Cependant le malheureux Victor-Amédée, se sentant également suspect à son nouvel allié, la France, et à ses anciens confédérés de la ligue d’Augsbourg, l’Angleterre et l’Autriche, qui ne pouvaient lui pardonner sa trahison, s’agitait désespérément, et il avait recours à tous les moyens pour pénétrer les secrets de ces transactions où l’avenir de sa maison se jouait sans qu’il en fût informé.
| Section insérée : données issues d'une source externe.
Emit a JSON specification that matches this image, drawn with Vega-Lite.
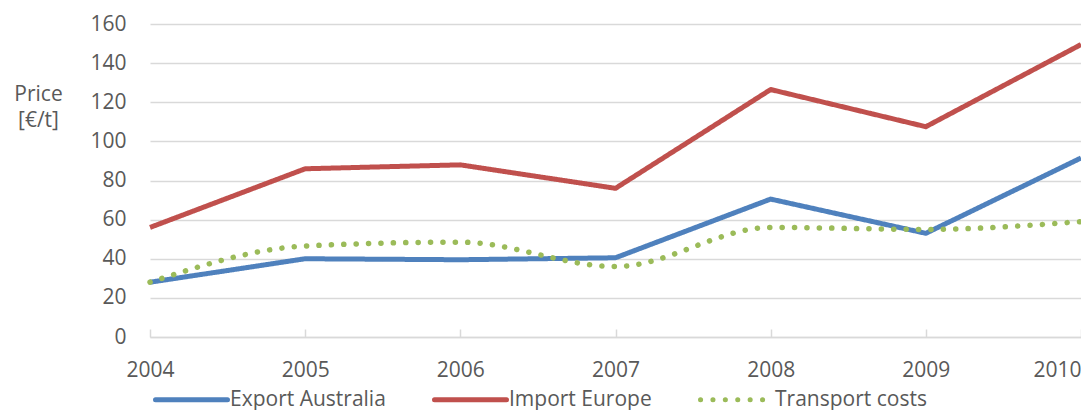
{
  "$schema": "https://vega.github.io/schema/vega-lite/v6.json",
  "autosize": "none",
  "padding": {"left": 150, "top": 24, "right": 0, "bottom": 73},
  "width": 931,
  "height": 313,
  "background": "white",
  "config": {
    "view": {"stroke": null},
    "font": "Open Sans",
    "axis": {
      "labelFont": "Open Sans",
      "labelFontSize": 21,
      "labelColor": "#595959",
      "titleFont": "Open Sans",
      "titleFontSize": 21,
      "titleFontWeight": "normal",
      "titleColor": "#595959"
    },
    "legend": {
      "labelFont": "Open Sans",
      "labelFontSize": 21,
      "labelColor": "#595959"
    }
  },
  "data": {
    "values": [
      {"year": 2004, "series": "Export Australia", "price": 28},
      {"year": 2005, "series": "Export Australia", "price": 40},
      {"year": 2006, "series": "Export Australia", "price": 39.5},
      {"year": 2007, "series": "Export Australia", "price": 40.5},
      {"year": 2008, "series": "Export Australia", "price": 70.5},
      {"year": 2009, "series": "Export Australia", "price": 53},
      {"year": 2010, "series": "Export Australia", "price": 91.5},
      {"year": 2004, "series": "Import Europe", "price": 56},
      {"year": 2005, "series": "Import Europe", "price": 86},
      {"year": 2006, "series": "Import Europe", "price": 88},
      {"year": 2007, "series": "Import Europe", "price": 76},
      {"year": 2008, "series": "Import Europe", "price": 126.5},
      {"year": 2009, "series": "Import Europe", "price": 107.5},
      {"year": 2010, "series": "Import Europe", "price": 149.5},
      {"year": 2004, "series": "Transport costs", "price": 28},
      {"year": 2005, "series": "Transport costs", "price": 46.5},
      {"year": 2006, "series": "Transport costs", "price": 48.5},
      {"year": 2007, "series": "Transport costs", "price": 36},
      {"year": 2008, "series": "Transport costs", "price": 56},
      {"year": 2009, "series": "Transport costs", "price": 55},
      {"year": 2010, "series": "Transport costs", "price": 59}
    ]
  },
  "encoding": {
    "x": {
      "field": "year",
      "type": "quantitative",
      "scale": {"domain": [2004, 2010], "nice": false, "zero": false},
      "axis": {
        "title": null,
        "values": [2004, 2005, 2006, 2007, 2008, 2009, 2010],
        "format": "d",
        "grid": false,
        "domainColor": "#d9d9d9",
        "domainWidth": 1.5,
        "tickColor": "#d9d9d9",
        "tickWidth": 1.5,
        "tickSize": -8,
        "labelPadding": 30,
        "labelAlign": {"condition": {"test": "datum.value == 2010", "value": "right"}, "value": "center"},
        "labelBaseline": "top"
      }
    },
    "y": {
      "field": "price",
      "type": "quantitative",
      "scale": {"domain": [0, 160], "nice": false},
      "axis": {
        "title": ["Price", "[€/t]"],
        "titleAngle": 0,
        "titleAlign": "center",
        "titleBaseline": "alphabetic",
        "titleX": -112,
        "titleY": 76,
        "titleLineHeight": 26,
        "values": [0, 20, 40, 60, 80, 100, 120, 140, 160],
        "domain": false,
        "ticks": false,
        "labelPadding": 24,
        "gridColor": "#d9d9d9",
        "gridWidth": 1.5
      }
    },
    "color": {
      "field": "series",
      "type": "nominal",
      "scale": {
        "domain": ["Export Australia", "Import Europe", "Transport costs"],
        "range": ["#4F81BD", "#C0504D", "#9BBB59"]
      },
      "legend": {
        "title": null,
        "orient": "none",
        "direction": "horizontal",
        "legendX": 3,
        "legendY": 337,
        "symbolType": "stroke",
        "symbolSize": 5184,
        "symbolStrokeWidth": 5,
        "labelOffset": 0,
        "columnPadding": 38,
        "encode": {"symbols": {"update": {"strokeCap": {"value": "round"}}}}
      }
    },
    "strokeDash": {
      "field": "series",
      "type": "nominal",
      "scale": {
        "domain": ["Export Australia", "Import Europe", "Transport costs"],
        "range": [[1, 0], [1, 0], [0.1, 12.3]]
      },
      "legend": {
        "title": null,
        "orient": "none",
        "direction": "horizontal",
        "legendX": 3,
        "legendY": 337,
        "symbolType": "stroke",
        "symbolSize": 5184,
        "symbolStrokeWidth": 5,
        "labelOffset": 0,
        "columnPadding": 38,
        "encode": {"symbols": {"update": {"strokeCap": {"value": "round"}}}}
      }
    }
  },
  "layer": [
    {
      "transform": [{"filter": "datum.series != 'Transport costs'"}],
      "mark": {"type": "line", "strokeWidth": 5, "strokeJoin": "round", "strokeCap": "butt"}
    },
    {
      "transform": [{"filter": "datum.series == 'Transport costs'"}],
      "mark": {"type": "line", "strokeWidth": 5.5, "strokeCap": "round", "interpolate": "monotone"}
    }
  ]
}
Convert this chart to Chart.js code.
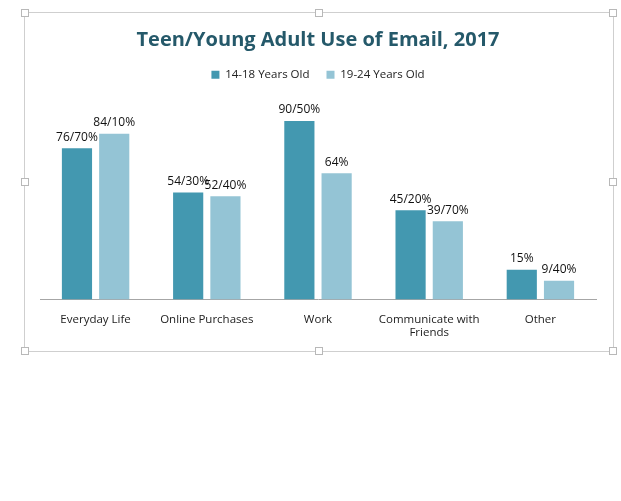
<!DOCTYPE html>
<html>
<head>
<meta charset="utf-8">
<script src="https://cdn.jsdelivr.net/npm/chart.js@4"></script>
<style>
  html, body { margin:0; padding:0; background:#fff; }
  #wrap { position:relative; width:621px; height:501px; }
  #frame { position:absolute; left:24px; top:12px; width:588px; height:338px; border:1px solid #cfcfcf; }
  .h { position:absolute; width:6px; height:6px; background:#fff; border:1px solid #b8b8b8; }
  canvas { position:absolute; left:0; top:0; }
</style>
</head>
<body>
<div id="wrap">
  <div id="frame"></div>
  <canvas id="mainChart" width="621" height="501"></canvas>
</div>
<script>
// Datos
const categories = ['Everyday Life', 'Online Purchases', 'Work', ['Communicate with', 'Friends'], 'Other'];
const teens = [76.7, 54.3, 90.5, 45.2, 15];
const youngAdults = [84.1, 52.4, 64, 39.7, 9.4];
const teenLabels = ['76/70%', '54/30%', '90/50%', '45/20%', '15%'];
const adultLabels = ['84/10%', '52/40%', '64%', '39/70%', '9/40%'];

// handles del marco
const wrap = document.getElementById('wrap');
[[24,12],[318,12],[612,12],[24,181],[612,181],[24,350],[318,350],[612,350]].forEach(p => {
  const d = document.createElement('div');
  d.className = 'h';
  d.style.left = (p[0]-3) + 'px';
  d.style.top = (p[1]-3) + 'px';
  wrap.appendChild(d);
});

const FONT = "'Open Sans', 'Noto Sans', sans-serif";

// etiquetas encima de las barras
const barLabels = {
  id: 'barLabels',
  afterDatasetsDraw(chart){
    const ctx = chart.ctx;
    const texts = [teenLabels, adultLabels];
    ctx.save();
    ctx.font = '12px ' + FONT;
    ctx.fillStyle = '#111';
    ctx.textAlign = 'center';
    ctx.textBaseline = 'bottom';
    chart.data.datasets.forEach((ds, i) => {
      chart.getDatasetMeta(i).data.forEach((bar, j) => {
        ctx.fillText(texts[i][j], bar.x, bar.y - 5);
      });
    });
    ctx.restore();
  }
};

const ctx = document.getElementById('mainChart').getContext('2d');
new Chart(ctx, {
  type: 'bar',
  data: {
    labels: categories,
    datasets: [
      { label: '14-18 Years Old', data: teens, backgroundColor: '#4398B0' },
      { label: '19-24 Years Old', data: youngAdults, backgroundColor: '#94C4D5' }
    ]
  },
  options: {
    responsive: false,
    animation: false,
    categoryPercentage: 0.67,
    barPercentage: 0.81,
    layout: { padding: { left: 40, right: 25, top: 14, bottom: 156 } },
    plugins: {
      title: {
        display: true,
        text: 'Teen/Young Adult Use of Email, 2017',
        color: '#25596A',
        font: { family: FONT, size: 20, weight: 'bold' },
        padding: { top: 14, bottom: 0 }
      },
      legend: {
        display: true,
        labels: {
          boxWidth: 8, boxHeight: 8,
          color: '#222',
          font: { family: FONT, size: 11.5 },
          padding: 17
        }
      },
      tooltip: { enabled: false }
    },
    scales: {
      x: {
        grid: { display: false },
        border: { color: '#a6a6a6' },
        ticks: { color: '#222', font: { family: FONT, size: 11.5 }, padding: 5, maxRotation: 0 }
      },
      y: { display: false, min: 0, max: 106 }
    }
  },
  plugins: [barLabels]
});
</script>
</body>
</html>
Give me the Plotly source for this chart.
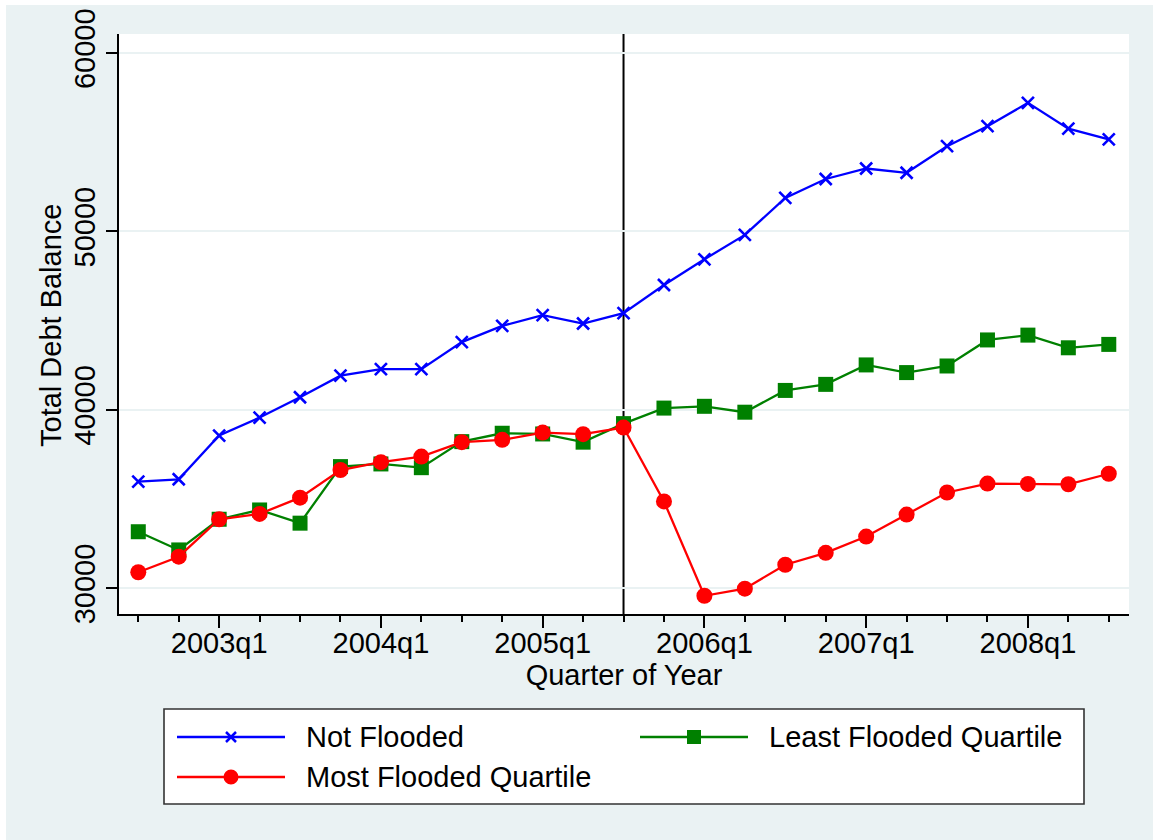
import plotly.graph_objects as go

# Quarterly series, 2002q3 through 2008q3
quarters = ["2002q3", "2002q4",
            "2003q1", "2003q2", "2003q3", "2003q4",
            "2004q1", "2004q2", "2004q3", "2004q4",
            "2005q1", "2005q2", "2005q3", "2005q4",
            "2006q1", "2006q2", "2006q3", "2006q4",
            "2007q1", "2007q2", "2007q3", "2007q4",
            "2008q1", "2008q2", "2008q3"]

not_flooded = [35980, 36110, 38560, 39570, 40710, 41920, 42280, 42280, 43800,
               44710, 45310, 44840, 45420, 47000, 48440, 49810, 51880, 52940,
               53530, 53290, 54780, 55900, 57210, 55760, 55160]

least_flooded = [33170, 32150, 33870, 34390, 33650, 36820, 36970, 36760, 38220,
                 38690, 38650, 38190, 39230, 40100, 40200, 39870, 41090, 41430,
                 42520, 42090, 42460, 43920, 44190, 43480, 43670]

most_flooded = [30900, 31770, 33870, 34170, 35080, 36630, 37070, 37380, 38190,
                38320, 38730, 38640, 39010, 34870, 29580, 29980, 31320, 31990,
                32900, 34130, 35370, 35870, 35850, 35830, 36420]

tick_labels = ["2003q1", "2004q1", "2005q1", "2006q1", "2007q1", "2008q1"]
y_ticks = [30000, 40000, 50000, 60000]
event_quarter = "2005q3"

W, H = 1153, 840
# plot-area edges in pixels
L, R, T, B = 119, 1129, 34, 614
BG = "#EAF2F3"
FONT = "Liberation Sans, Arial, Helvetica, sans-serif"
FS = 29

xi = list(range(len(quarters)))
tick_pos = [quarters.index(q) for q in tick_labels]
event_x = quarters.index(event_quarter)

BLUE, GREEN, RED = "#0000FF", "#008000", "#FF0000"

fig = go.Figure()
fig.add_trace(go.Scatter(
    x=xi, y=not_flooded, mode="lines+markers", name="Not Flooded",
    line=dict(color=BLUE, width=2.3),
    marker=dict(symbol="x-thin", size=12, line=dict(color=BLUE, width=2.6))))
fig.add_trace(go.Scatter(
    x=xi, y=least_flooded, mode="lines+markers", name="Least Flooded Quartile",
    line=dict(color=GREEN, width=2.3),
    marker=dict(symbol="square", size=15, color=GREEN)))
fig.add_trace(go.Scatter(
    x=xi, y=most_flooded, mode="lines+markers", name="Most Flooded Quartile",
    line=dict(color=RED, width=2.3),
    marker=dict(symbol="circle", size=16, color=RED)))


def px(x):
    """pixel column -> paper x (relative to the plot area)"""
    return (x - L) / (R - L)


def py(y):
    """pixel row -> paper y (relative to the plot area)"""
    return (B - y) / (B - T)


shapes = [
    # event marker line
    dict(type="line", xref="x", yref="paper", x0=event_x, x1=event_x, y0=0, y1=1,
         line=dict(color="black", width=2), layer="below"),
    # thin white border at top and left of the canvas
    dict(type="rect", xref="paper", yref="paper", x0=px(0), x1=px(W), y0=py(5), y1=py(0),
         fillcolor="white", line=dict(width=0)),
    dict(type="rect", xref="paper", yref="paper", x0=px(0), x1=px(6), y0=py(H), y1=py(0),
         fillcolor="white", line=dict(width=0)),
    # legend box
    dict(type="rect", xref="paper", yref="paper", x0=px(164), x1=px(1084),
         y0=py(804), y1=py(709), fillcolor="white", line=dict(color="#333333", width=1.6)),
]

annotations = [
    # y-axis title
    dict(xref="paper", yref="paper", x=px(51), y=py(326), xanchor="center", yanchor="middle",
         textangle=-90, showarrow=False, text="Total Debt Balance",
         font=dict(family=FONT, size=FS, color="black")),
]

# legend entries: (label, colour, marker kind, line start px, text start px, row y px)
legend_items = [
    ("Not Flooded", BLUE, "x", 177, 304, 737),
    ("Least Flooded Quartile", GREEN, "square", 640, 767, 737),
    ("Most Flooded Quartile", RED, "circle", 177, 304, 777),
]
for label, col, kind, x0, tx, ry in legend_items:
    shapes.append(dict(type="line", xref="paper", yref="paper",
                       x0=px(x0), x1=px(x0 + 108), y0=py(ry), y1=py(ry),
                       line=dict(color=col, width=2.3)))
    cx = x0 + 54
    if kind == "x":
        r = 5
        for a, b in ((-r, r), (r, -r)):
            shapes.append(dict(type="line", xref="paper", yref="paper",
                               x0=px(cx - r), x1=px(cx + r), y0=py(ry + a), y1=py(ry + b),
                               line=dict(color=col, width=2.5)))
    elif kind == "square":
        r = 7
        shapes.append(dict(type="rect", xref="paper", yref="paper",
                           x0=px(cx - r), x1=px(cx + r), y0=py(ry + r), y1=py(ry - r),
                           fillcolor=col, line=dict(width=0)))
    else:
        r = 7.5
        shapes.append(dict(type="circle", xref="paper", yref="paper",
                           x0=px(cx - r), x1=px(cx + r), y0=py(ry + r), y1=py(ry - r),
                           fillcolor=col, line=dict(width=0)))
    annotations.append(dict(xref="paper", yref="paper", x=px(tx), y=py(ry),
                            xanchor="left", yanchor="middle", showarrow=False,
                            text=label, font=dict(family=FONT, size=FS, color="black")))

fig.update_layout(
    width=W, height=H,
    margin=dict(l=L, r=W - R, t=T, b=H - B, autoexpand=False),
    paper_bgcolor=BG, plot_bgcolor="white",
    font=dict(family=FONT, size=FS, color="black"),
    showlegend=False,
    shapes=shapes,
    annotations=annotations,
    xaxis=dict(
        range=[-0.477, 24.5], automargin=False,
        tickmode="array", tickvals=tick_pos, ticktext=tick_labels,
        ticks="outside", ticklen=12, tickwidth=1.5, tickcolor="black",
        minor=dict(tickmode="linear", tick0=0, dtick=1, ticks="outside",
                   ticklen=6, tickwidth=1.5, tickcolor="black", showgrid=False),
        showgrid=False, zeroline=False,
        showline=True, linecolor="black", linewidth=1.5,
        tickfont=dict(size=FS), ticklabelstandoff=-10,
        title=dict(text="Quarter of Year", font=dict(size=FS), standoff=0),
    ),
    yaxis=dict(
        range=[28559, 61068], automargin=False,
        tickmode="array", tickvals=y_ticks, ticktext=[str(v) for v in y_ticks],
        tickangle=-90,
        ticks="outside", ticklen=11, tickwidth=1.5, tickcolor="black",
        showgrid=True, gridcolor=BG, gridwidth=2,
        zeroline=False,
        showline=True, linecolor="black", linewidth=1.5,
        tickfont=dict(size=FS), ticklabelstandoff=0,
    ),
)

fig.write_html("out.html")
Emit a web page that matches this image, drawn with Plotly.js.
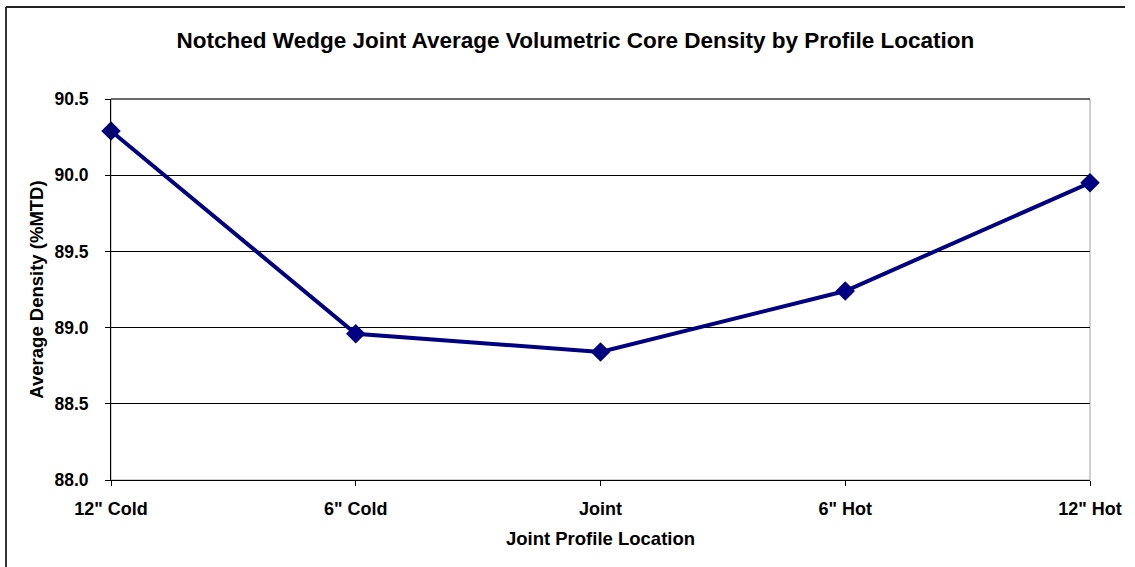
<!DOCTYPE html>
<html>
<head>
<meta charset="utf-8">
<script src="https://cdn.plot.ly/plotly-3.0.1.min.js"></script>
<style>
  html, body { margin: 0; padding: 0; background: #fff; }
  #chart { width: 1135px; height: 567px; }
</style>
</head>
<body>
<div id="chart"></div>
<script>
const categories = ['12" Cold', '6" Cold', 'Joint', '6" Hot', '12" Hot'];
const density = [90.29, 88.96, 88.84, 89.24, 89.95];
const yTickVals = [88.0, 88.5, 89.0, 89.5, 90.0, 90.5];
const yTickText = ['88.0', '88.5', '89.0', '89.5', '90.0', '90.5'];

const FONT = 'Liberation Sans, Arial, sans-serif';

const trace = {
  x: categories,
  y: density,
  type: 'scatter',
  mode: 'lines+markers',
  line: { color: '#000080', width: 4 },
  marker: { symbol: 'diamond', size: 15, color: '#000080' },
  cliponaxis: false,
  hoverinfo: 'x+y'
};

const layout = {
  width: 1135,
  height: 567,
  margin: { l: 111, r: 45, t: 99, b: 87 },
  paper_bgcolor: '#ffffff',
  plot_bgcolor: '#ffffff',
  showlegend: false,
  font: { family: FONT, color: '#000', size: 18 },
  title: {
    text: '<b>Notched Wedge Joint Average Volumetric Core Density by Profile Location</b>',
    font: { family: FONT, size: 22.5, color: '#000' },
    x: 0.507, xref: 'container', xanchor: 'center',
    y: 0.93, yref: 'container', yanchor: 'middle'
  },
  xaxis: {
    type: 'category',
    range: [0, 4],
    showgrid: false,
    zeroline: false,
    showline: true,
    linecolor: '#000',
    linewidth: 1,
    ticks: 'outside',
    ticklen: 5,
    tickcolor: '#000',
    ticklabelstandoff: 7,
    tickfont: { family: FONT, size: 18, color: '#000', weight: 'bold' },
    title: {
      text: '<b>Joint Profile Location</b>',
      font: { family: FONT, size: 18.5, color: '#000' },
      standoff: 14
    }
  },
  yaxis: {
    range: [88.0, 90.5],
    tickvals: yTickVals,
    ticktext: yTickText,
    showgrid: true,
    gridcolor: '#000',
    gridwidth: 1,
    zeroline: false,
    showline: true,
    linecolor: '#000',
    linewidth: 1,
    ticks: 'outside',
    ticklen: 5,
    tickcolor: '#000',
    ticklabelstandoff: 13,
    tickfont: { family: FONT, size: 17.5, color: '#000', weight: 'bold' },
    title: {
      text: '<b>Average Density (%MTD)</b>',
      font: { family: FONT, size: 18.5, color: '#000' },
      standoff: 5
    }
  },
  shapes: [
    { type: 'rect', xref: 'paper', yref: 'paper', x0: 0, x1: 1, y0: 0, y1: 1,
      line: { color: '#a0a0a0', width: 1 }, layer: 'below' },
    { type: 'line', xref: 'paper', yref: 'paper', x0: 0, x1: 1, y0: 1, y1: 1,
      line: { color: '#000', width: 1 }, layer: 'below' },
    { type: 'line', xref: 'paper', yref: 'paper',
      x0: (6 - 111) / 979, x1: (6 - 111) / 979, y0: (480 - 7) / 381, y1: (480 - 600) / 381,
      line: { color: '#333', width: 2 } },
    { type: 'line', xref: 'paper', yref: 'paper',
      x0: (6 - 111) / 979, x1: (1125 - 111) / 979, y0: (480 - 7) / 381, y1: (480 - 7) / 381,
      line: { color: '#222', width: 2 } }
  ]
};

Plotly.newPlot('chart', [trace], layout, { displayModeBar: false, staticPlot: true });
</script>
</body>
</html>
Tantôt, écrivait Briord, il consultait de tous côtés les astrologues sur la naissance de son fils « et voudroit bien trouver que les étoiles lui destinassent la couronne d’Espagne. » Tantôt, ayant recours à ses procédés habituels de double jeu et de dissimulation, il cherchait à rentrer en grâce du côté de l’Autriche. Il faisait fête à l’envoyé de l’Empereur et le recevait dans l’intimité à la Vénerie, qui était son Versailles ou plutôt son Marly, tandis qu’il n’invitait même pas Briord aux fêtes données à l’hôtel de ville de Turin en l’honneur de la naissance du prince de Piémont. Le bruit courait même qu’il offrait la main de sa seconde fille, la princesse Marie-Louise-Gabrielle de Piémont,

  1. Aff. étrang., Corresp. Turin, vol. 101. Le Roi à Briord, 11 juillet 1699.